Hourglass Slewing Drive Best for Mobile Application
Mobile applications represent many unique and challenging load scenarios for effectively handling and rotating the payload. These applications include man-lifts, cranes, utility trucks, sewer equipment, tire hands, oil tools, forestry fallers, steering, and military vehicles, among others.
These crucial applications often experience multi-planar loads simultaneously. Axial loads move to separate the slewing raceways from each other, while radial loads act to move the ring gear into or away from the driving worm shaft. The overturning moment load acts to tilt the raceway and accompanying ring gear, putting the system in flex. Due to the mobile nature of the applications, there is often not a super solid foundation for support. Designing to maximize performance while minimizing weight is important to marketplace evolution and ultimate competitiveness for Original Equipment Manufacturers. Therefore the housings and ensuing drives cannot just be enlarged endlessly to stiffen the unit.
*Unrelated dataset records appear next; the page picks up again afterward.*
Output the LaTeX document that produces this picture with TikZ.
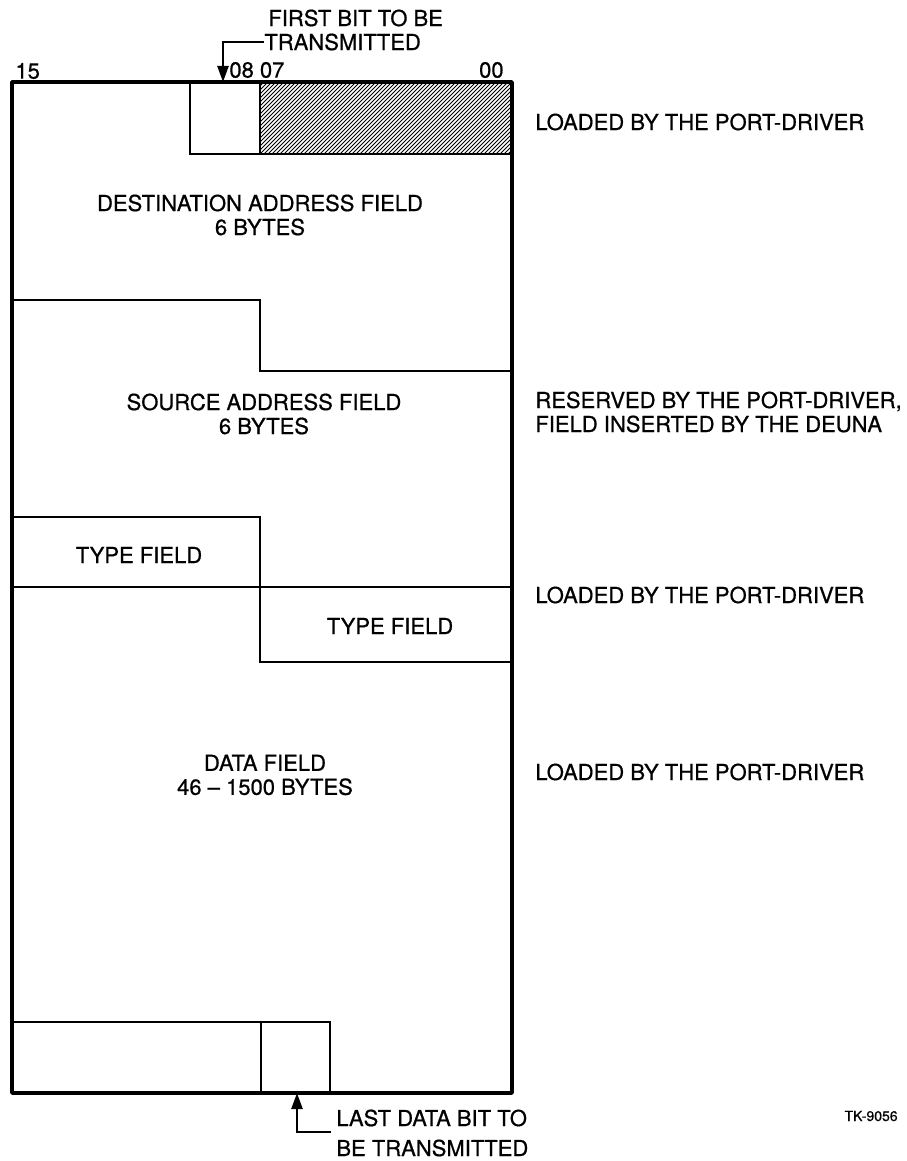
\documentclass[tikz,border=0pt]{standalone}
\usepackage{fontspec}
\setmainfont{TeX Gyre Heros}[FakeBold=0.7]
\usetikzlibrary{arrows.meta}
\begin{document}
\begin{tikzpicture}[x=0.5pt,y=-0.5pt,
  lbl/.style={font=\fontsize{11}{12}\selectfont, inner sep=0pt},
  small/.style={font=\fontsize{7}{8}\selectfont, inner sep=0pt},
  frame/.style={line width=1.8pt, line join=round},
  inner/.style={line width=1.2pt},
  hatch/.style={line width=0.5pt},
  tip/.style={-{Triangle[length=8pt,width=5.5pt]}, line width=1.2pt}]
\useasboundingbox (0,0) rectangle (906,1161);

% hatched byte (bits 07-00 of first word)
\begin{scope}
  \clip (260,82) rectangle (512,154);
  \foreach \i in {184,188,...,516} \draw[hatch] (\i,154) -- (\i+72,82);
\end{scope}

% outer frame
\draw[frame] (12,82) rectangle (512,1093);

% inner field boundaries
\draw[inner] (190,82) -- (190,154) -- (512,154);
\draw[inner] (260,82) -- (260,154);
\draw[inner] (12,300) -- (260,300) -- (260,371) -- (512,371);
\draw[inner] (12,517) -- (260,517) -- (260,662) -- (512,662);
\draw[inner] (12,587) -- (512,587);
\draw[inner] (12,1022) -- (330,1022) -- (330,1093);
\draw[inner] (261,1022) -- (261,1093);

% bit numbers
\node[lbl, anchor=west] (b15) at (15,71) {15};
\node[lbl, anchor=west] (b0807) at (229,70) {08 07};
\node[lbl, anchor=east] (b00) at (504,70) {00};

% first bit label
\node[lbl, anchor=west] (first1) at (268,18) {FIRST BIT TO BE};
\node[lbl, anchor=west] (first2) at (264,42) {TRANSMITTED};
\coordinate (firstbit) at (223,82);
\draw[tip] (first2.west) -| (firstbit);

% field texts
\node[lbl, align=center] (dest) at (260,215) {DESTINATION ADDRESS FIELD\\6 BYTES};
\node[lbl, align=center] (src) at (264,414) {SOURCE ADDRESS FIELD\\6 BYTES};
\node[lbl] (type1) at (139,555) {TYPE FIELD};
\node[lbl] (type2) at (390,626) {TYPE FIELD};
\node[lbl, align=center] (data) at (265,775) {DATA FIELD\\46 -- 1500 BYTES};

% right-hand notes
\node[lbl, anchor=west] (r1) at (535,122) {LOADED BY THE PORT-DRIVER};
\node[lbl, anchor=west, align=left] (r2) at (535,412) {RESERVED BY THE PORT-DRIVER,\\FIELD INSERTED BY THE DEUNA};
\node[lbl, anchor=west] (r3) at (535,595) {LOADED BY THE PORT-DRIVER};
\node[lbl, anchor=west] (r4) at (535,772) {LOADED BY THE PORT-DRIVER};

% last bit label
\node[lbl, anchor=west] (last1) at (336,1118) {LAST DATA BIT TO};
\node[lbl, anchor=west] (last2) at (336,1148) {BE TRANSMITTED};
\coordinate (lastlead) at (331,1132);
\coordinate (lastbit) at (297,1093);
\draw[tip] (lastlead) -| (lastbit);

\node[small, anchor=east] (tk) at (898,1116) {TK-9056};
\end{tikzpicture}
\end{document}
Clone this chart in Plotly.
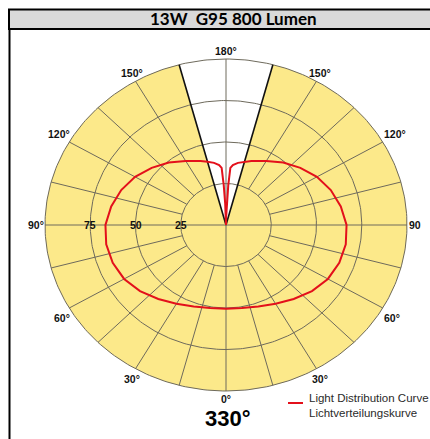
import numpy as np
import plotly.graph_objects as go

# ---------------- data ----------------
TITLE = "13W  G95 800 Lumen"
CENTER_LABEL = "330°"
LEGEND_LINES = ["Light Distribution Curve", "Lichtverteilungskurve"]

# light distribution curve (symmetric), angle from nadir (0° = down) in degrees
CURVE_ANGLES = [0, 10, 20, 30, 40, 50, 60, 70, 80, 90, 100, 110, 120, 130, 140,
                150, 160, 165, 170, 174, 176, 177, 178, 179, 180]
CURVE_VALUES = [50.5, 50.8, 52.2, 54.8, 58.2, 62.0, 65.0, 66.6, 67.2, 66.6, 64.4,
                61.6, 58.0, 53.6, 49.2, 44.5, 41.0, 39.5, 38.0, 36.3, 34.5, 24.0,
                13.0, 5.0, 0.0]

RING_VALUES = [25, 50, 75, 100]
RING_LABELS = ["25", "50", "75"]
SPOKE_ANGLES = [15, 30, 45, 60, 75, 105, 120, 135, 150]
WEDGE_ANGLE = 165          # beam edge (shaded area from -165° to 165° via 0°)
ANGLE_TICKS = [0, 30, 60, 90, 120, 150, 180, -30, -60, -90, -120, -150]
ANGLE_TEXTS = ["0°", "30°", "60°", "90", "120°", "150°", "180°",
               "30°", "60°", "90°", "120°", "150°"]

# ---------------- geometry / layout ----------------
W, H = 430, 439
CX, CY = 226, 225          # pixel position of the pole
SX, SY = 1.81, 1.66        # pixels per unit along x / y
RMAX = 100

YELLOW = "#fce98a"
GRID = "#6e6a5c"
RED = "#e3101b"


def xy(theta_deg, r):
    t = np.radians(np.asarray(theta_deg, dtype=float))
    r = np.asarray(r, dtype=float)
    return r * np.sin(t), -r * np.cos(t)


fig = go.Figure()

# shaded region
th = np.linspace(-WEDGE_ANGLE, WEDGE_ANGLE, 331)
fx, fy = xy(th, RMAX)
fx = np.concatenate([[0], fx, [0]])
fy = np.concatenate([[0], fy, [0]])
fig.add_trace(go.Scatter(x=fx, y=fy, fill="toself", fillcolor=YELLOW, mode="none",
                         hoverinfo="skip", showlegend=False))

# rings
rx, ry = [], []
full = np.linspace(0, 360, 361)
for rv in RING_VALUES:
    a, b = xy(full, rv)
    rx += list(a) + [None]
    ry += list(b) + [None]
fig.add_trace(go.Scatter(x=rx, y=ry, mode="lines", line=dict(color=GRID, width=1),
                         hoverinfo="skip", showlegend=False))

# spokes (from inner ring outwards)
sx_, sy_ = [], []
for ang in SPOKE_ANGLES:
    for s in (1, -1):
        a, b = xy([s * ang, s * ang], [RING_VALUES[0], RMAX])
        sx_ += list(a) + [None]
        sy_ += list(b) + [None]
# main axes through the pole
for ang in (0, 90):
    a, b = xy([ang, ang + 180], [RMAX, RMAX])
    sx_ += list(a) + [None]
    sy_ += list(b) + [None]
fig.add_trace(go.Scatter(x=sx_, y=sy_, mode="lines", line=dict(color=GRID, width=1),
                         hoverinfo="skip", showlegend=False))

# beam edges
wx, wy = [], []
for s in (1, -1):
    a, b = xy([s * WEDGE_ANGLE, s * WEDGE_ANGLE], [0, RMAX])
    wx += list(a) + [None]
    wy += list(b) + [None]
fig.add_trace(go.Scatter(x=wx, y=wy, mode="lines", line=dict(color="#111111", width=1.6),
                         hoverinfo="skip", showlegend=False))

# light distribution curve (right half then mirrored left half)
ang = np.array(CURVE_ANGLES, dtype=float)
val = np.array(CURVE_VALUES, dtype=float)
all_ang = np.concatenate([ang, -ang[::-1]])
all_val = np.concatenate([val, val[::-1]])
cx_, cy_ = xy(all_ang, all_val)
fig.add_trace(go.Scatter(x=cx_, y=cy_, mode="lines", line=dict(color=RED, width=2),
                         hoverinfo="skip", showlegend=False,
                         name=LEGEND_LINES[0]))

annots = []
LBL_FONT = dict(family="Liberation Sans, Arial, sans-serif", size=10.5, color="#111111")

# radial value labels on the left horizontal axis
for rv, txt in zip(RING_VALUES, RING_LABELS):
    a, b = xy(-90, rv)
    annots.append(dict(x=float(a), y=float(b), text=f"<b>{txt}</b>", showarrow=False,
                       xanchor="center", yanchor="middle", font=LBL_FONT))

# angle labels
for angv, txt in zip(ANGLE_TICKS, ANGLE_TEXTS):
    a, b = xy(angv, RMAX)
    aa = abs(angv)
    side = 1 if angv > 0 else -1
    xs, ys = 0, 0
    if aa == 0:
        xa, ya = "center", "top"
    elif aa == 180:
        xa, ya = "center", "bottom"
    elif aa == 90:
        xa, ya = ("left" if side > 0 else "right"), "middle"
        xs = 1 if side < 0 else 0
    elif aa in (60, 120):
        xa = "left" if side > 0 else "right"
        ya = "top" if aa == 60 else "bottom"
        xs = -1 if side > 0 else 3
        ys = -2 if aa == 60 else 0
    else:  # 30, 150
        xa = "center"
        ya = "top" if aa == 30 else "bottom"
        xs = 3 if side > 0 else -4
        ys = -2 if aa == 30 else 0
    annots.append(dict(x=float(a), y=float(b), text=f"<b>{txt}</b>", showarrow=False,
                       xanchor=xa, yanchor=ya, xshift=xs, yshift=ys, font=LBL_FONT))

# big beam-angle label
annots.append(dict(x=228 / W, y=1 - 418 / H, xref="paper", yref="paper",
                   text=f"<b>{CENTER_LABEL}</b>", showarrow=False,
                   xanchor="center", yanchor="middle",
                   font=dict(family="Liberation Sans, Arial, sans-serif", size=22,
                             color="#000000")))

# legend text
for i, line in enumerate(LEGEND_LINES):
    annots.append(dict(x=307 / W, y=1 - (398 + 15 * i) / H, xref="paper", yref="paper",
                       text=line, showarrow=False, xanchor="left", yanchor="middle",
                       font=dict(family="Liberation Sans, Arial, sans-serif", size=11.5,
                                 color="#2a2a2a")))

# title
annots.append(dict(x=233 / W, y=1 - 19 / H, xref="paper", yref="paper",
                   text=f"<b>{TITLE}</b>", showarrow=False, xanchor="center",
                   yanchor="middle",
                   font=dict(family="Lato, Open Sans, sans-serif", size=17,
                             color="#000000")))

shapes = [
    # title band
    dict(type="rect", xref="paper", yref="paper", x0=9 / W, x1=1.05,
         y0=1 - 29 / H, y1=1 - 9.5 / H, fillcolor="#d9d9d9",
         line=dict(color="#000000", width=2), layer="below"),
    # left frame border
    dict(type="line", xref="paper", yref="paper", x0=9.5 / W, x1=9.5 / W,
         y0=-0.01, y1=1 - 29 / H, line=dict(color="#000000", width=2)),
    # legend swatch
    dict(type="line", xref="paper", yref="paper", x0=288 / W, x1=303 / W,
         y0=1 - 403 / H, y1=1 - 403 / H, line=dict(color=RED, width=2)),
]

fig.update_layout(
    width=W, height=H, autosize=False,
    margin=dict(l=0, r=0, t=0, b=0, pad=0),
    paper_bgcolor="white", plot_bgcolor="white",
    xaxis=dict(range=[(0 - CX) / SX, (W - CX) / SX], visible=False, fixedrange=True,
               domain=[0, 1]),
    yaxis=dict(range=[(CY - H) / SY, CY / SY], visible=False, fixedrange=True,
               domain=[0, 1]),
    annotations=annots, shapes=shapes, showlegend=False,
)

fig.write_html("out.html", config={"displayModeBar": False},
               post_script="document.body.style.margin='0';")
Standard gearsets are termed non-enveloping, such as a straight worm or pinion driving a standard helical or spur gear. Enveloping gearsets are manufactured with a curvature in one or more of the components. The curvature allows more of the driving and driven gear to be in contact with each other, thereby reducing surface stress and increasing power capability of the gear drive.
In enveloping gearsets the gear can be enveloped around the worm (making a crescent moon shaped gear), or the worm can be enveloped around the gear (making an hourglass shaped worm).
Through extensive testing it can be seen that the loadings from mobile applications flex an enveloped (crescent) shaped gear, such that the curve does not ride on the worm centerline as in theory, but instead it bends such that just the tip of the moon curved gear contacts the worm. This works as an ice pick, digging out the worm shaft quickly to destruction as it rotates.
An enveloped (hourglass shaped) worm shaft however maintains its centers between the taper roller bearings of the housing and has no such movement or contact issues against a standard helical gear. The helical gear does flex under load (as do all gears including an enveloped gear), but because the faces of the helical gear are straight, it rides up and down the thread of the worm shaft maintaining an identical tooth contact area and thus performance no matter its location.
From the results of these decades of testing Kinematics manufactures its gearsets for the mobile equipment industry using and hourglass (enveloped) worm shaft to drive a standard helical gear, and the results have been magnificent.